Vivimos una época en la que se ha acabado con los buenos modales, con la caballerosidad, con el bien parecer y con la nobleza en su más prístino sentido. Y ello, por desgracia, está llegando incluso a los estamentos más elevados de la sociedad, a aquellos que por su condición y nacimiento debieran ser ejemplo para los demás. Pero el sistema educativo que padecemos acabará por terminar con cuantos valores estaban vigentes hasta hace poco tiempo, gracias a la dejación, al odio a lo superior y a la Educación para la ciudadanía, por no hablar también de un mal interpretado laicismo combativo de las creencias religiosas tradicionales en España, aunque muy tolerante y contemporizador con el Islam.
Se acabaron la distinción y la elegancia; sobre todo la que Ortega llamaba elegancia espiritual. Hay que derribar la monarquía, porque es símbolo de la reacción y, más aún. desgraciada herencia del odiado franquismo, sin tener, ni remotamente, en cuenta que más vale, en puro pragmatismo político tener un rey que esté por encima de los partidos que un Presidente que, al fin y al cabo, provendrá de un partido y será más proclive a su procedencia política (aproximadamente y en el mejor de los casos un 50% del electorado) lo que le impedirá, por muy buena voluntad que tenga, ser el presidente de todos, porque las ideologías, por desgracia, son simples y puros dogmas de fe, aunque secularizados.

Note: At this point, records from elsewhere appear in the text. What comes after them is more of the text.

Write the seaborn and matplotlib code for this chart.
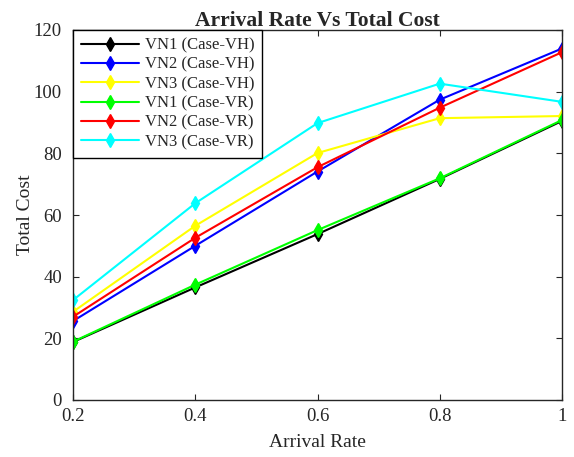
import numpy as np
import pandas as pd
import seaborn as sns
import matplotlib.pyplot as plt

arrival_rate = [0.2, 0.4, 0.6, 0.8, 1.0]
vn1_vh = [18.8, 36.5, 53.8, 71.7, 90.5]
vn2_vh = [25.6, 50.0, 74.1, 97.4, 114.0]
vn3_vh = [28.6, 56.5, 80.1, 91.4, 92.1]
vn1_vr = [18.9, 37.4, 55.1, 71.9, 90.8]
vn2_vr = [27.0, 52.6, 75.5, 94.8, 112.8]
vn3_vr = [32.4, 63.8, 89.8, 102.6, 96.7]

names = ["VN1 (Case-VH)", "VN2 (Case-VH)", "VN3 (Case-VH)",
         "VN1 (Case-VR)", "VN2 (Case-VR)", "VN3 (Case-VR)"]
series = [vn1_vh, vn2_vh, vn3_vh, vn1_vr, vn2_vr, vn3_vr]
colors = ["#000000", "#0000ff", "#ffff00", "#00ff00", "#ff0000", "#00ffff"]

df = pd.DataFrame({
    "Arrival Rate": np.tile(arrival_rate, len(names)),
    "Total Cost": np.concatenate(series),
    "Series": np.repeat(names, len(arrival_rate)),
})

sns.set_style("ticks")
plt.rcParams['font.family'] = ['Liberation Serif', 'DejaVu Serif']

fig = plt.figure(figsize=(5.74, 4.57), dpi=100)
ax = fig.add_axes([73 / 574, 1 - 400 / 457, 489 / 574, 370 / 457])

sns.lineplot(data=df, x="Arrival Rate", y="Total Cost", hue="Series",
             hue_order=names, palette=dict(zip(names, colors)),
             style="Series", markers={n: "d" for n in names},
             dashes=False, markersize=7.5, linewidth=1.5,
             markeredgewidth=1, ax=ax)
for line in ax.lines:
    line.set_markeredgecolor(line.get_color())

ax.set_xlim(0.2, 1.0)
ax.set_ylim(0, 120)
ax.set_xticks(arrival_rate)
ax.set_xticklabels(["0.2", "0.4", "0.6", "0.8", "1"])
ax.set_yticks(range(0, 121, 20))
ax.tick_params(direction="in", top=True, right=True, labelsize=13.5,
               colors="#262626", length=4)
ax.tick_params(axis="y", pad=8)
ax.tick_params(axis="x", pad=6)
for s in ax.spines.values():
    s.set_visible(True)
    s.set_color("#262626")
    s.set_linewidth(1.0)

ax.set_xlabel("Arrival Rate", fontsize=14, color="#262626", labelpad=6)
ax.set_ylabel("Total Cost", fontsize=14, color="#262626", labelpad=0)
ax.set_title("Arrival Rate Vs Total Cost", fontsize=15.5, fontweight="bold", pad=3)

leg = ax.legend(loc="upper left", bbox_to_anchor=(0, 1), borderaxespad=0,
                fontsize=12, handlelength=3.5, handletextpad=0.35,
                fancybox=False, framealpha=1, edgecolor="#000000",
                labelspacing=0.2, borderpad=0.45)
leg.get_frame().set_linewidth(1.0)

fig.savefig("out.png", dpi=100)
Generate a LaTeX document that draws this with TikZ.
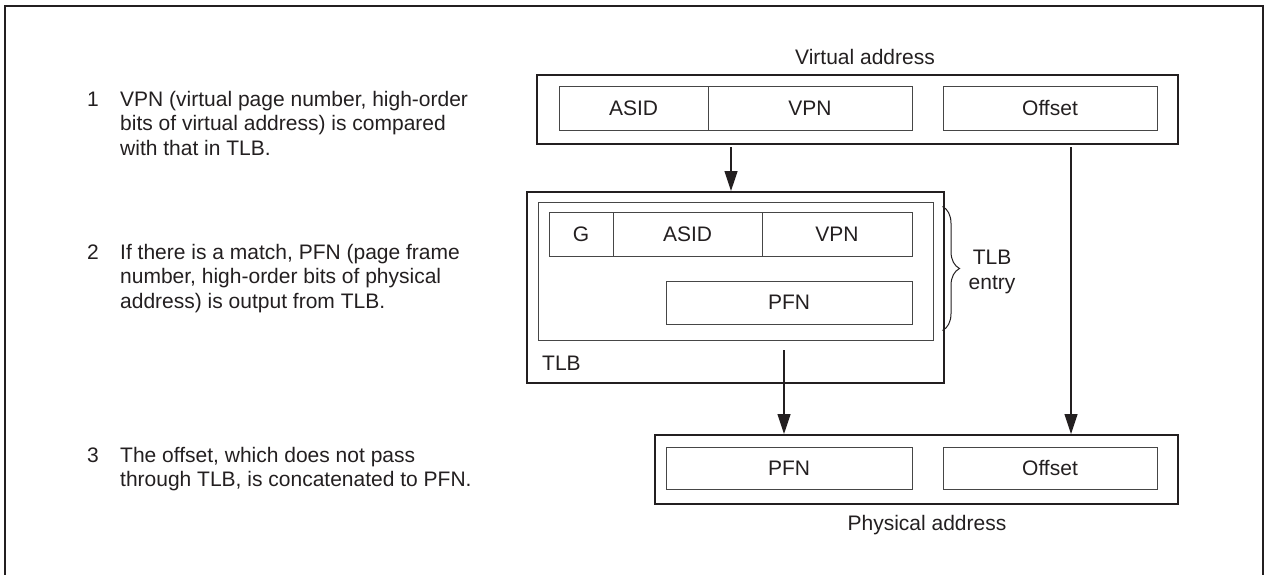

Así pues, y resumiendo: se trata, como decía el anteriormente citado maestro don José Ortega y Gasset, de establecer la difusa y tiránica voluntad del “demos”. Todos somos iguales, acabemos con los superiores, fuera reyes, nobles y ricos, fuera cuanto nos recuerde algo elevado, elegante, aristocrático o simplemente superior. Seamos todos ciudadanos de a pié.